Читаем Страдающее Средневековье. Парадоксы христианской иконографии полностью

Ириней Лионский во II в. утверждал, что четыре Евангелия, истинные столпы, на которых воздвигнута Церковь, соотносятся с четырьмя сторонами света. Потому «невозможно, чтобы Евангелий было числом больше или меньше, чем их есть. Ибо, так как четыре страны света, в котором мы живем, и четыре главных ветра, и так как Церковь рассеяна по всей земле, а столп и утверждение Церкви есть Евангелие и Дух жизни, то надлежит ей иметь четыре столпа, отовсюду веющих нетлением и оживляющих людей».

Помимо евангелистов, четырех «животных» из Апокалипсиса соотносили с этапами жизни Христа (рождаясь он – человек, умирая – жертвенный телец, во время воскресения – лев, а при вознесении – орел) и с четырьмя «классами» обитателей земли: дикими зверями (лев), домашними животными (телец), птицами (орел), и, наконец, людьми.

Монстры памяти

Если не считать евангелистов, гибридные создания, сочетающие в себе черты человека и зверя и тем нарушающие естественный, т. е., как считалось, установленный Богом, анатомический порядок, в Средневековье чаще всего ассоциировались с миром тьмы. Но порой странные гибриды или животные с необычными атрибутами, которые легко могли оказаться «портретами» Сатаны или кого-то из его подручных (папы римского – с точки зрения еретиков или еретиков – с точки Римской церкви), служили для противоположных целей – помогали запечатлеть в памяти евангельскую историю.
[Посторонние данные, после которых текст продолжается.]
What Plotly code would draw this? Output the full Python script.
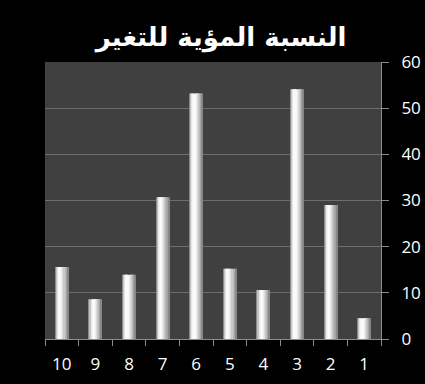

Иначе говоря, они исполняли роль мнемонических образов. Средневековье унаследовало от Античности набор приемов, призванных укрепить естественную память человека. Основной принцип «искусства памяти» состоял в том, что отдельное слово, логический аргумент или целую историю с множеством деталей и персонажей легче запомнить, превратив в визуальные образы. Эти образы следовало мысленно расположить между колоннами храма, в собственной комнате или в каком-то еще хорошо знакомом пространстве. А затем, чтобы «разархивировать» информацию, предстояло внутренним взором просканировать свои «чертоги разума», переходя от одного образа к следующему.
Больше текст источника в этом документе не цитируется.